The request:
Print them exactly: the lines from the beginning of the entries below through the line that contains "from matplotlib.collections import", and only those, with the pictures left out.

Records provided:
-----

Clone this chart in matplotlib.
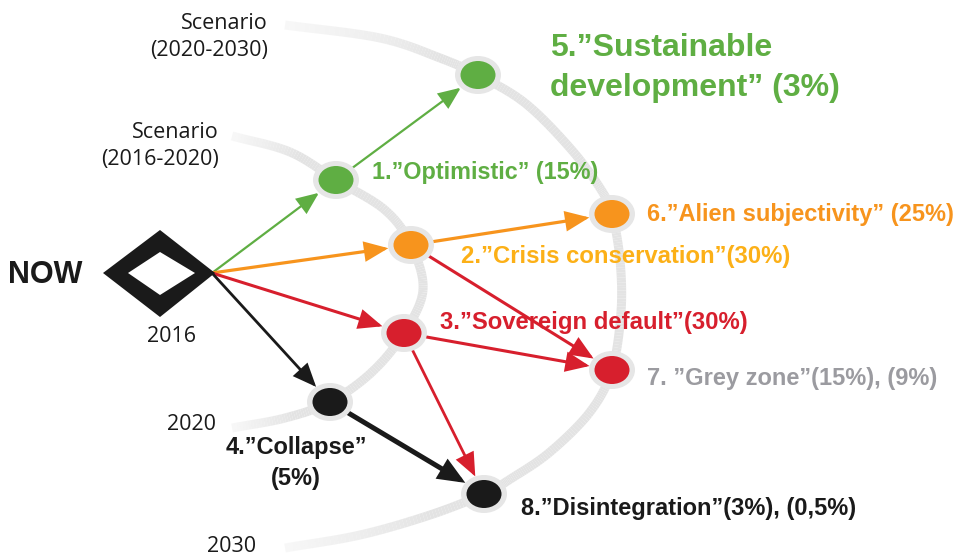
import numpy as np
import matplotlib
matplotlib.use("Agg")
import matplotlib.pyplot as plt
from matplotlib.patches import Ellipse, Polygon, FancyArrowPatch
from matplotlib.collections import LineCollection

# ---- data ----
node_names = ["1", "2", "3", "4", "5", "6", "7", "8"]
node_x = [336, 411, 404, 330, 478, 612, 612, 484]
node_y = [180, 245, 333, 402, 75, 214, 370, 494]
node_colors = ["#5fae43", "#f7941d", "#d71f2d", "#1a1a1a",
               "#5fae43", "#f7941d", "#d71f2d", "#1a1a1a"]

now_xy = (160, 273)

edges_from = ["NOW", "1", "NOW", "2", "NOW", "2", "3", "3", "NOW", "4"]
edges_to = ["1", "5", "2", "6", "3", "7", "7", "8", "4", "8"]
edge_colors = ["#5fae43", "#5fae43", "#f7941d", "#f7941d", "#d71f2d",
               "#d71f2d", "#d71f2d", "#d71f2d", "#1a1a1a", "#1a1a1a"]
edge_widths = [1.6, 1.6, 2.3, 2.3, 2.2, 2.2, 2.2, 2.0, 2.0, 3.6]

arc1_x = [232, 290, 336, 385, 411, 423, 404, 372, 330, 285, 232]
arc1_y = [136, 152, 180, 210, 245, 290, 333, 372, 402, 418, 428]
arc2_x = [285, 380, 440, 478, 525, 570, 600, 612, 620, 621, 612, 590, 550, 512, 484, 430, 360, 285]
arc2_y = [25, 38, 58, 75, 103, 148, 188, 214, 260, 312, 370, 412, 452, 478, 494, 515, 535, 548]

labels = ["1.\u201dOptimistic\u201d (15%)",
          "2.\u201dCrisis conservation\u201d(30%)",
          "3.\u201dSovereign default\u201d(30%)",
          "4.\u201dCollapse\u201d\n(5%)",
          "5.\u201dSustainable\ndevelopment\u201d (3%)",
          "6.\u201dAlien subjectivity\u201d (25%)",
          "7. \u201dGrey zone\u201d(15%), (9%)",
          "8.\u201dDisintegration\u201d(3%), (0,5%)"]
label_colors = ["#5fae43", "#fcb017", "#d71f2d", "#1a1a1a",
                "#5fae43", "#f7941d", "#9b9ba0", "#1a1a1a"]

year_labels = ["2016", "2020", "2030"]
scenario_labels = ["Scenario\n(2016-2020)", "Scenario\n(2020-2030)"]

# ---- drawing ----
W, H = 959, 557
fig = plt.figure(figsize=(W / 100, H / 100), dpi=100)
ax = fig.add_axes([0, 0, 1, 1])
ax.set_xlim(0, W)
ax.set_ylim(H, 0)
ax.axis("off")
ax.set_aspect("auto")


def catmull(xs, ys, n=20):
    P = np.column_stack([xs, ys]).astype(float)
    P = np.vstack([P[0] * 2 - P[1], P, P[-1] * 2 - P[-2]])
    out = []
    for i in range(1, len(P) - 2):
        p0, p1, p2, p3 = P[i - 1], P[i], P[i + 1], P[i + 2]
        for t in np.linspace(0, 1, n, endpoint=False):
            t2, t3 = t * t, t * t * t
            out.append(0.5 * ((2 * p1) + (-p0 + p2) * t +
                              (2 * p0 - 5 * p1 + 4 * p2 - p3) * t2 +
                              (-p0 + 3 * p1 - 3 * p2 + p3) * t3))
    out.append(P[-2])
    return np.array(out)


def draw_arc(xs, ys):
    pts = catmull(xs, ys)
    segs = np.stack([pts[:-1], pts[1:]], axis=1)
    n = len(segs)
    s = np.linspace(0, 1, n)
    fade = np.clip(np.minimum(s, 1 - s) / 0.12, 0, 1)
    cols = [(0.89, 0.89, 0.89, 0.25 + 0.75 * f) for f in fade]
    lc = LineCollection(segs, colors=cols, linewidths=6.5, capstyle="butt", zorder=1)
    ax.add_collection(lc)


draw_arc(arc1_x, arc1_y)
draw_arc(arc2_x, arc2_y)

# NOW diamond
cx, cy = now_xy
outer = [(cx - 57, cy), (cx, cy - 43), (cx + 55, cy), (cx, cy + 44)]
inner = [(cx - 32, cy), (cx, cy - 21), (cx + 35, cy), (cx, cy + 22)]
ax.add_patch(Polygon(outer, closed=True, facecolor="#1a1a1a", edgecolor="none", zorder=6))
ax.add_patch(Polygon(inner, closed=True, facecolor="white", edgecolor="none", zorder=7))

pos = {n: (x, y) for n, x, y in zip(node_names, node_x, node_y)}
pos["NOW"] = (cx + 52, cy)

RX, RY = 23, 19


def edge_point(p, q, rx, ry):
    dx, dy = q[0] - p[0], q[1] - p[1]
    L = np.hypot(dx, dy)
    ux, uy = dx / L, dy / L
    r = 1 / np.sqrt((ux / rx) ** 2 + (uy / ry) ** 2)
    return (p[0] + ux * r, p[1] + uy * r)


for a, b, c, lw in zip(edges_from, edges_to, edge_colors, edge_widths):
    p, q = pos[a], pos[b]
    if a == "NOW":
        start = p
    else:
        start = edge_point(p, q, RX, RY)
    end = edge_point(q, p, RX, RY)
    arr = FancyArrowPatch(start, end, arrowstyle="-|>,head_length=0.9,head_width=0.38",
                          mutation_scale=15, color=c, lw=lw, shrinkA=0, shrinkB=0,
                          zorder=4, joinstyle="miter")
    ax.add_patch(arr)

for n, x, y, c in zip(node_names, node_x, node_y, node_colors):
    ax.add_patch(Ellipse((x, y), 46, 38, facecolor="#e6e6e6", edgecolor="none", zorder=5))
    ax.add_patch(Ellipse((x, y), 35, 28, facecolor=c, edgecolor="none", zorder=6))

bold = dict(family=["Liberation Sans", "DejaVu Sans"], fontweight="bold")
reg = dict(family=["Open Sans", "DejaVu Sans"])

ax.text(8, 275, "NOW", fontsize=22, color="#1a1a1a", va="center", ha="left", **bold)

ax.text(268, 37, scenario_labels[1], fontsize=15.5, color="#1a1a1a", ha="right", va="center",
        linespacing=1.38, **reg)
ax.text(219, 146, scenario_labels[0], fontsize=15.5, color="#1a1a1a", ha="right", va="center",
        linespacing=1.38, **reg)
ax.text(172, 337, year_labels[0], fontsize=15.5, color="#1a1a1a", ha="center", va="center", **reg)
ax.text(191, 425, year_labels[1], fontsize=15.5, color="#1a1a1a", ha="center", va="center", **reg)
ax.text(232, 546, year_labels[2], fontsize=15.5, color="#1a1a1a", ha="center", va="center", **reg)

lab_pos = [(372, 172, "left", 16.8, 1.15), (461, 256, "left", 17.2, 1.15),
           (440, 323, "left", 17.2, 1.15), (296, 463, "center", 17, 1.4),
           (550, 68, "left", 23, 1.4), (647, 215, "left", 17, 1.15),
           (647, 378, "left", 17, 1.15), (521, 509, "left", 17, 1.15)]
for t, c, (x, y, ha, fs, ls) in zip(labels, label_colors, lab_pos):
    ax.text(x, y, t, color=c, fontsize=fs, ha=ha, va="center", linespacing=ls,
            zorder=8, **bold)

fig.savefig("out.png", dpi=100)
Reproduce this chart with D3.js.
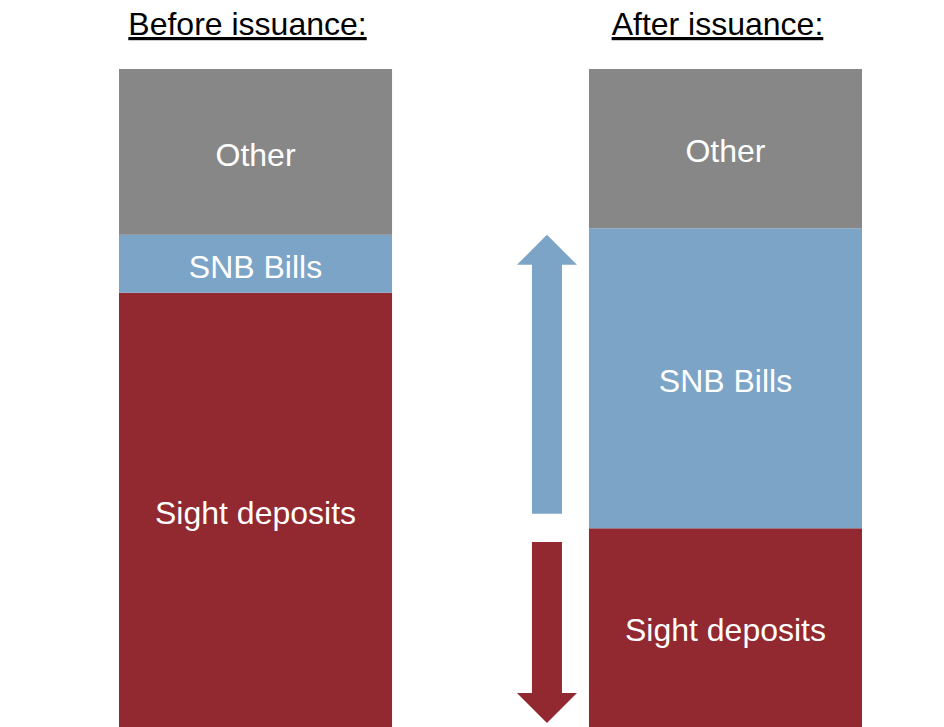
<!DOCTYPE html>
<html>
<head>
<meta charset="utf-8">
<script src="https://cdn.jsdelivr.net/npm/d3@7"></script>
<style>
  html, body { margin: 0; padding: 0; background: #fff; }
  svg { display: block; font-family: Arial, "Liberation Sans", sans-serif; }
</style>
</head>
<body>
<div id="chart"></div>
<script>
// columns and the stacked pieces (share of the balance sheet side, %)
const columns = ["Before issuance:", "After issuance:"];
const segments = ["Sight deposits", "SNB Bills", "Other"];
const beforeValues = [66.0, 8.8, 25.2];
const afterValues = [30.2, 45.6, 24.2];
const segmentColors = ["#922830", "#7ca4c7", "#878787"];

// arrows between the bars: [from, to] in the same units
const arrowUp = [32.4, 74.8];
const arrowDown = [28.1, 0.6];

(function () {
    const width = 944;
    const height = 727;

    const svg = d3.select("#chart")
        .append("svg")
            .attr("width", width)
            .attr("height", height);

    let x_scale = d3.scaleBand()
        .domain(columns)
        .range([119, 862])
        .paddingInner(0.419)
        .paddingOuter(0);

    let y_scale = d3.scaleLinear()
        .domain([0, 100])
        .range([727, 69]);

    // build stacked rows
    let rows = columns.map((c, i) => {
        let vals = i === 0 ? beforeValues : afterValues;
        let row = { column: c };
        segments.forEach((s, j) => row[s] = vals[j]);
        return row;
    });

    let stacked = d3.stack().keys(segments)(rows);
    let color = d3.scaleOrdinal().domain(segments).range(segmentColors);

    const groups = svg.selectAll("g.layer")
        .data(stacked)
        .enter()
        .append("g")
            .attr("class", "layer")
            .attr("fill", d => color(d.key));

    groups.selectAll("rect")
        .data(d => d)
        .enter()
        .append("rect")
            .attr("x", d => x_scale(d.data.column))
            .attr("width", x_scale.bandwidth())
            .attr("y", d => y_scale(d[1]))
            .attr("height", d => y_scale(d[0]) - y_scale(d[1]));

    // segment labels
    groups.selectAll("text")
        .data(d => d.map(p => ({ p: p, key: d.key })))
        .enter()
        .append("text")
            .attr("x", d => x_scale(d.p.data.column) + x_scale.bandwidth() / 2)
            .attr("y", d => (y_scale(d.p[0]) + y_scale(d.p[1])) / 2)
            .attr("dy", "0.43em")
            .attr("text-anchor", "middle")
            .style("fill", "white")
            .style("font-size", "32px")
            .text(d => d.key);

    // column titles
    svg.selectAll("text.title")
        .data(columns)
        .enter()
        .append("text")
            .attr("class", "title")
            .attr("x", d => x_scale(d) + x_scale.bandwidth() / 2 - 8)
            .attr("y", 35)
            .attr("text-anchor", "middle")
            .style("font-size", "32px")
            .style("fill", "black")
            .style("text-decoration", "underline")
            .text(d => d);

    // arrows
    const arrowX = x_scale(columns[1]) - 42;
    const shaft = 15;
    const head = 30;
    const headH = 30;

    function arrowPath(from, to) {
        let y0 = y_scale(from);
        let y1 = y_scale(to);
        let dir = y1 < y0 ? 1 : -1; // 1 = pointing up
        let yb = y1 + dir * headH;
        return d3.line()([
            [arrowX - shaft, y0],
            [arrowX - shaft, yb],
            [arrowX - head, yb],
            [arrowX, y1],
            [arrowX + head, yb],
            [arrowX + shaft, yb],
            [arrowX + shaft, y0]
        ]) + "Z";
    }

    svg.append("path")
        .attr("d", arrowPath(arrowUp[0], arrowUp[1]))
        .attr("fill", segmentColors[1]);

    svg.append("path")
        .attr("d", arrowPath(arrowDown[0], arrowDown[1]))
        .attr("fill", segmentColors[0]);
})();
</script>
</body>
</html>
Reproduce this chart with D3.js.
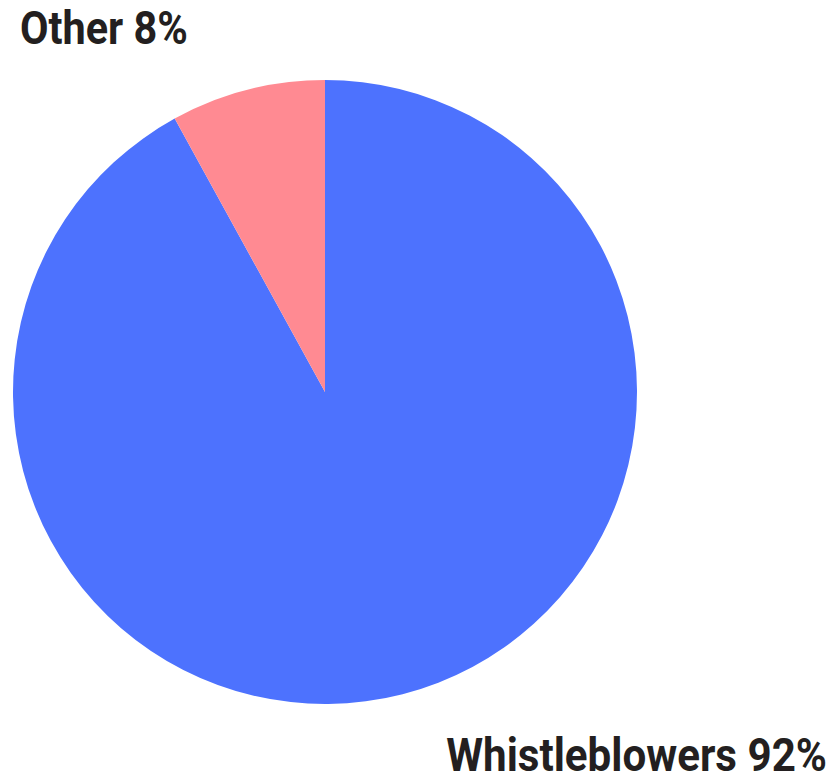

-----

Answer to this problem:
Clone this chart in matplotlib.
import numpy as np
import matplotlib
matplotlib.use("Agg")
import matplotlib.pyplot as plt
from matplotlib.patches import Ellipse, Polygon, FancyArrowPatch
from matplotlib.collections import LineCollection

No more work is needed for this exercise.